The experience also makes me wonder about the issues of racism here in the United States. We have a history with slavery, and yet we have never dealt with it. We act as if the Emancipation Proclamation ended it all, but we have never really processed the fall-out from slavery. We have a black president, so we must have arrived, right? Today there are more black Americans in prison, on probation or on parole than those enslaved in 1850. Voting rights are still denied to black Americans and there is currently an effort to repeal the Voting Rights Act of 1965 in this country. Every year one million children of color drop out of school. Oppression still exists in the Unites States, but it has been disguised, concealed and integrated into our daily lives.
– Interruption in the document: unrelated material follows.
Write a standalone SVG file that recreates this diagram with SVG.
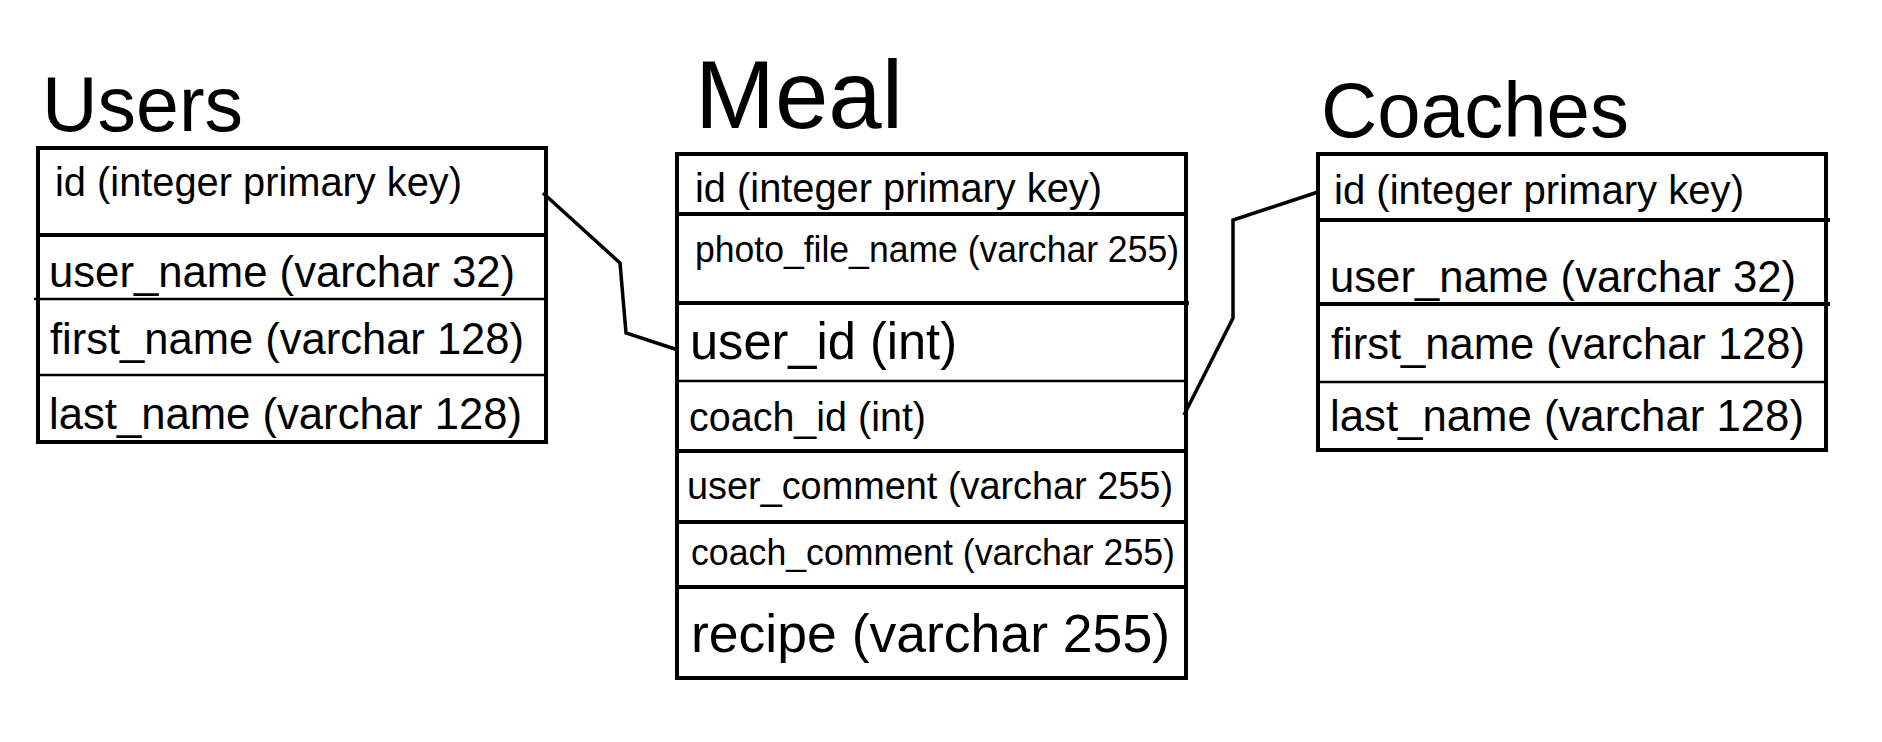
<svg xmlns="http://www.w3.org/2000/svg" width="1882" height="742" viewBox="0 0 1882 742">
<style>
text { font-family: "Liberation Sans", Arial, sans-serif; fill: #000; }
.box { fill: none; stroke: #000; stroke-width: 4; }
.div { stroke: #000; stroke-width: 4; }
.thin { stroke: #000; stroke-width: 2.5; }
.conn { fill: none; stroke: #000; stroke-width: 3.5; stroke-linejoin: miter; }
</style>
<rect x="0" y="0" width="1882" height="742" fill="#fff"/>

<g id="users">
  <text x="42" y="131" font-size="78" textLength="201" lengthAdjust="spacingAndGlyphs">Users</text>
  <rect class="box" x="38" y="148" width="508" height="294"/>
  <line class="div" x1="38" y1="235" x2="546" y2="235"/>
  <line class="thin" x1="34" y1="299" x2="546" y2="299"/>
  <line class="thin" x1="38" y1="375" x2="546" y2="375"/>
  <text x="55" y="196" font-size="40" textLength="407" lengthAdjust="spacingAndGlyphs">id (integer primary key)</text>
  <text x="49" y="287" font-size="44" textLength="466" lengthAdjust="spacingAndGlyphs">user_name (varchar 32)</text>
  <text x="50" y="354" font-size="44" textLength="474" lengthAdjust="spacingAndGlyphs">first_name (varchar 128)</text>
  <text x="49" y="429" font-size="44" textLength="473" lengthAdjust="spacingAndGlyphs">last_name (varchar 128)</text>
</g>

<g id="meal">
  <text x="695" y="128" font-size="97" textLength="208" lengthAdjust="spacingAndGlyphs">Meal</text>
  <rect class="box" x="677" y="154" width="509" height="524"/>
  <line class="div" x1="677" y1="214" x2="1186" y2="214"/>
  <line class="div" x1="677" y1="303" x2="1189" y2="303"/>
  <line class="thin" x1="677" y1="381" x2="1186" y2="381"/>
  <line class="div" x1="677" y1="451" x2="1186" y2="451"/>
  <line class="div" x1="677" y1="522" x2="1186" y2="522"/>
  <line class="div" x1="677" y1="587" x2="1186" y2="587"/>
  <text x="695" y="202" font-size="40" textLength="407" lengthAdjust="spacingAndGlyphs">id (integer primary key)</text>
  <text x="695" y="262" font-size="36" textLength="484" lengthAdjust="spacingAndGlyphs">photo_file_name (varchar 255)</text>
  <text x="690" y="359" font-size="52" textLength="267" lengthAdjust="spacingAndGlyphs">user_id (int)</text>
  <text x="689" y="431" font-size="40" textLength="237" lengthAdjust="spacingAndGlyphs">coach_id (int)</text>
  <text x="687" y="499" font-size="38" textLength="486" lengthAdjust="spacingAndGlyphs">user_comment (varchar 255)</text>
  <text x="691" y="565" font-size="36" textLength="484" lengthAdjust="spacingAndGlyphs">coach_comment (varchar 255)</text>
  <text x="691" y="652" font-size="54" textLength="479" lengthAdjust="spacingAndGlyphs">recipe (varchar 255)</text>
</g>

<g id="coaches">
  <text x="1321" y="137" font-size="78" textLength="308" lengthAdjust="spacingAndGlyphs">Coaches</text>
  <rect class="box" x="1318" y="154" width="508" height="296"/>
  <line class="div" x1="1318" y1="220" x2="1830" y2="220"/>
  <line class="div" x1="1318" y1="304" x2="1830" y2="304"/>
  <line class="thin" x1="1318" y1="382" x2="1826" y2="382"/>
  <text x="1334" y="204" font-size="40" textLength="410" lengthAdjust="spacingAndGlyphs">id (integer primary key)</text>
  <text x="1330" y="292" font-size="44" textLength="466" lengthAdjust="spacingAndGlyphs">user_name (varchar 32)</text>
  <text x="1331" y="359" font-size="44" textLength="474" lengthAdjust="spacingAndGlyphs">first_name (varchar 128)</text>
  <text x="1330" y="431" font-size="44" textLength="474" lengthAdjust="spacingAndGlyphs">last_name (varchar 128)</text>
</g>

<g id="connectors">
  <polyline class="conn" points="543,193 620,263 626,333 678,350"/>
  <polyline class="conn" points="1184,415 1233,318 1233,220 1318,192"/>
</g>
</svg>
One of the greatest dilemmas that I face is whether or not I decide to bring Alex and Sammy here to visit this country; to see first-hand what happened to their ancestors. My fear is that it would destroy their belief that mankind is good and that the world is a just place for all. When Trayvon Martin was murdered, I had to discuss this at great length with Alex while he kept pleading with me in desperation, "He was shot and killed because of the color of his skin? This can't be!" Imagine teaching a black son the concept of institutionalized racism, and that his father lives in a country which sees Alex as a threat. This is what I face.

The ghosts of the slave ships and Cape Coast Castle lead us to the United States. What are we as a nation going to do to heal the wounds and foster unity?